Substituting atoms in the process of making two-dimensional alloys not only allows them to be customised for applications but also can make them magnetic, according to Rice University scientists and their collaborators.
A new paper in Advanced Materials outlines how researchers at Rice, Oak Ridge National Laboratory, the University of Southern California (USC) and Kumamoto University in Japan used chemical vapour deposition (CVD) to make atom-thick sheets and, in the same step, tailor their properties by adding other elements through a process known as doping.
They discovered by surprise that they could also give the 2-D sheets magnetic properties.
The labs worked with transition metal dichalcogenides, alloys that combine a transition metal and chalcogen atoms into a single material. Transition metals are stable elements that fall in the middle of the periodic table. Chalcogens include sulphur, selenium and tellurium, also neighbours to each other in the table.

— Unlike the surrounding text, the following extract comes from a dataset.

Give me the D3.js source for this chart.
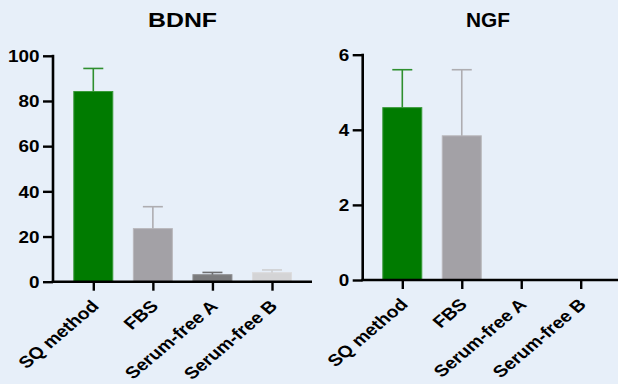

By adding a dopant element to the mix during CVD, the researchers showed it was possible to rearrange the atoms on the resulting 2-D crystal sheets. They demonstrated several different configurations and found they could replace some atoms outright with the dopant. These physical changes led to changes in the mechanical and electronic properties of the flat crystals, said co-author and Rice postdoctoral researcher Chandra Sekhar Tiwary.
The Rice lab of Pulickel Ajayan led the project to test theories by USC researchers who calculated that doping the materials would force a phase transition in the 2-D crystals. The Rice team confirmed the theory that adding rhenium in various amounts to molybdenum diselenide during growth would allow them to tailor its properties by changing its atomic structure. The magnetic signatures were a bonus.
"Usually, when you make a magnetic material, you start with magnetic elements like iron or cobalt," says graduate student and co-lead author Amey Apte. "Rhenium, in bulk, is not a magnetic material, but it turns out it is in certain combinations at the atomic scale. It worked fantastically in this case."
The researchers said the magnetic properties they discovered could make the 2-D alloys of interest to those who design spintronic devices.